Well, he would've been wrong, but he would have updated my priors more in his direction and probably moved my prediction from the consensus of 41 wins to something like 51, which is exactly how many games they won on their way to the NBA Finals that year.
But if I only listened to the provokers, I'd just hear extreme predictions like 65 wins or 12 wins, nothing tempered by the consensus that would actually get me closer to the true total of 51.
So I build my model similar to Nassim Taleb's barbell approach to investing: 80% in safe bonds and 20% in high-risk, high-reward stocks. The NYT reporters are the bonds, the Joe Rogan Podcast guests are the stocks.

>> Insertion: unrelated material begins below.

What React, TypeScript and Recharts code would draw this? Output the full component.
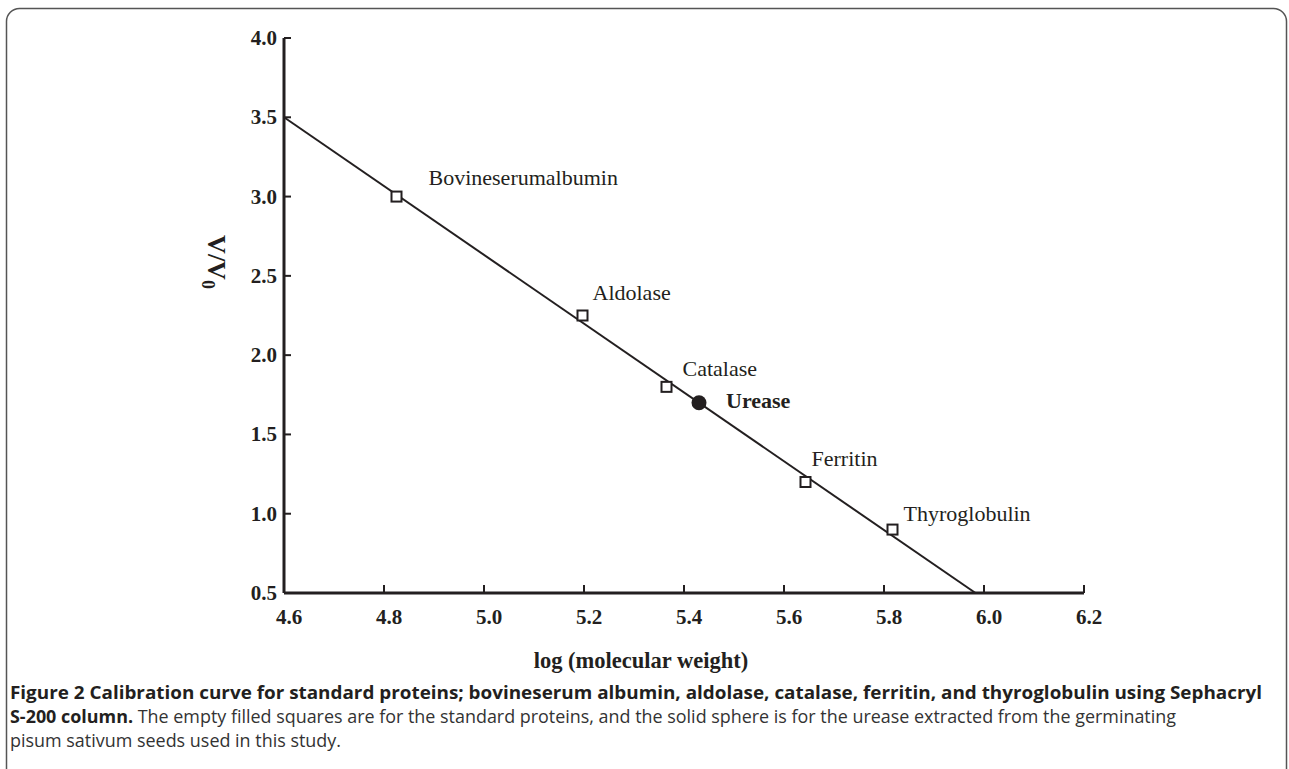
import React from "react";
import { ScatterChart, Scatter, XAxis, YAxis } from "recharts";

// standard proteins
const proteins = ["Bovineserumalbumin", "Aldolase", "Catalase", "Ferritin", "Thyroglobulin"];
const proteinLogMw = [4.825, 5.197, 5.365, 5.643, 5.817];
const proteinRatio = [3.0, 2.25, 1.8, 1.2, 0.9];

// urease from pisum sativum
const sampleName = ["Urease"];
const sampleLogMw = [5.43];
const sampleRatio = [1.7];

// fitted calibration line end points
const fitLogMw = [4.6, 5.983];
const fitRatio = [3.5, 0.5];

const xTicks = [4.6, 4.8, 5.0, 5.2, 5.4, 5.6, 5.8, 6.0, 6.2];
const yTicks = [0.5, 1.0, 1.5, 2.0, 2.5, 3.0, 3.5, 4.0];

const standards = proteins.map((name, i) => ({ name, x: proteinLogMw[i], y: proteinRatio[i] }));
const sample = sampleName.map((name, i) => ({ name, x: sampleLogMw[i], y: sampleRatio[i] }));
const fit = fitLogMw.map((x, i) => ({ x, y: fitRatio[i] }));

const INK = "#231f20";
const SERIF = "'Liberation Serif', 'Times New Roman', serif";
const SANS = "'Open Sans', 'Noto Sans', sans-serif";

// where each point's name sits relative to the marker
const labelShift: Record<string, [number, number]> = {
  Bovineserumalbumin: [32, -12],
  Aldolase: [10, -16],
  Catalase: [16, -11],
  Ferritin: [6, -16],
  Thyroglobulin: [11, -9],
  Urease: [27, 5],
};

function SquareMark({ cx, cy, payload }: any) {
  const [dx, dy] = labelShift[payload.name] || [10, -10];
  return (
    <g>
      <rect x={cx - 5} y={cy - 5} width={10} height={10} fill="#fff" stroke={INK} strokeWidth={2} />
      <text x={cx + dx} y={cy + dy} fontFamily={SERIF} fontSize={22} fill={INK}>
        {payload.name}
      </text>
    </g>
  );
}

function DotMark({ cx, cy, payload }: any) {
  const [dx, dy] = labelShift[payload.name] || [10, 5];
  return (
    <g>
      <circle cx={cx} cy={cy} r={7.5} fill={INK} />
      <text x={cx + dx} y={cy + dy} fontFamily={SERIF} fontSize={22} fontWeight="bold" fill={INK}>
        {payload.name}
      </text>
    </g>
  );
}

function XTick({ x, y, payload }: any) {
  return (
    <g>
      <line x1={x} x2={x} y1={y} y2={y - 8} stroke={INK} strokeWidth={2} />
      <text x={x + 5} y={y + 31} textAnchor="middle" fontFamily={SERIF} fontSize={21} fontWeight="bold" fill={INK}>
        {payload.value.toFixed(1)}
      </text>
    </g>
  );
}

function YTick({ x, y, payload }: any) {
  return (
    <g>
      <line x1={x} x2={x + 7} y1={y} y2={y} stroke={INK} strokeWidth={2} />
      <text x={x - 7} y={y + 7} textAnchor="end" fontFamily={SERIF} fontSize={21} fontWeight="bold" fill={INK}>
        {payload.value.toFixed(1)}
      </text>
    </g>
  );
}

export default function App() {
  return (
    <div style={{ position: "absolute", left: 0, top: 0, width: 1289, height: 769, background: "#fff", overflow: "hidden" }}>
      <ScatterChart width={1289} height={769} margin={{ top: 38, right: 205, bottom: 136, left: 224 }}>
        <XAxis
          type="number"
          dataKey="x"
          domain={[4.6, 6.2]}
          ticks={xTicks}
          height={40}
          tickSize={0}
          tickMargin={0}
          tickLine={false}
          tick={<XTick />}
          axisLine={{ stroke: INK, strokeWidth: 3 }}
          interval={0}
        />
        <YAxis
          type="number"
          dataKey="y"
          domain={[0.5, 4.0]}
          ticks={yTicks}
          width={60}
          tickSize={0}
          tickMargin={0}
          tickLine={false}
          tick={<YTick />}
          axisLine={{ stroke: INK, strokeWidth: 3 }}
          interval={0}
        />
        <Scatter
          data={fit}
          line={{ stroke: INK, strokeWidth: 2 }}
          shape={() => <g />}
          isAnimationActive={false}
        />
        <Scatter data={standards} shape={<SquareMark />} isAnimationActive={false} />
        <Scatter data={sample} shape={<DotMark />} isAnimationActive={false} />
      </ScatterChart>

      <svg width={1289} height={769} style={{ position: "absolute", left: 0, top: 0, pointerEvents: "none" }}>
        <rect x={6.5} y={8.5} width={1280} height={800} rx={13} fill="none" stroke="#555" strokeWidth={1.5} />
        <text
          transform="translate(208,262) rotate(90)"
          textAnchor="middle"
          fontFamily={SERIF}
          fontSize={26}
          fontWeight="bold"
          fill={INK}
        >
          V/V<tspan fontSize={18} dy={6}>0</tspan>
        </text>
        <text x={641} y={668} textAnchor="middle" fontFamily={SERIF} fontSize={22.5} fontWeight="bold" fill={INK}>
          log (molecular weight)
        </text>
        <text x={10} y={699} fontFamily={SANS} fontSize={18} fontWeight="bold" fill={INK} textLength={1252} lengthAdjust="spacingAndGlyphs">
          Figure 2 Calibration curve for standard proteins; bovineserum albumin, aldolase, catalase, ferritin, and thyroglobulin using Sephacryl
        </text>
        <text x={10} y={723} fontFamily={SANS} fontSize={18} fill="#333" textLength={1166} lengthAdjust="spacingAndGlyphs">
          <tspan fontWeight="bold" fill={INK}>S-200 column.</tspan> The empty filled squares are for the standard proteins, and the solid sphere is for the urease extracted from the germinating
        </text>
        <text x={10} y={747} fontFamily={SANS} fontSize={18} fill="#333" textLength={331} lengthAdjust="spacingAndGlyphs">
          pisum sativum seeds used in this study.
        </text>
      </svg>
    </div>
  );
}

I used to think that intellectual diversity was more important but I think this framing is better. (Or maybe you meld the two and ensure there is intellectual diversity among your explainers and your provokers.) I also think there is a distinction, that some may say doesn't exist, between rogues and conflict entrepreneurs—the latter being people who lie or distort to create a narrative that affirms the priors of their audience and always frames the outgroup as the enemy. Whereas rogues take their contrarian position because it's what they really believe, no matter how unpopular it makes them.
I think my model is pretty good, and I will continue to update it as necessary, but I also understand that most people aren't building out a model when they choose where they get their news from. This is something that social media could take a more active approach with, building users' algorithms to reflect this model in their feed rather than it being an intellectual bubble.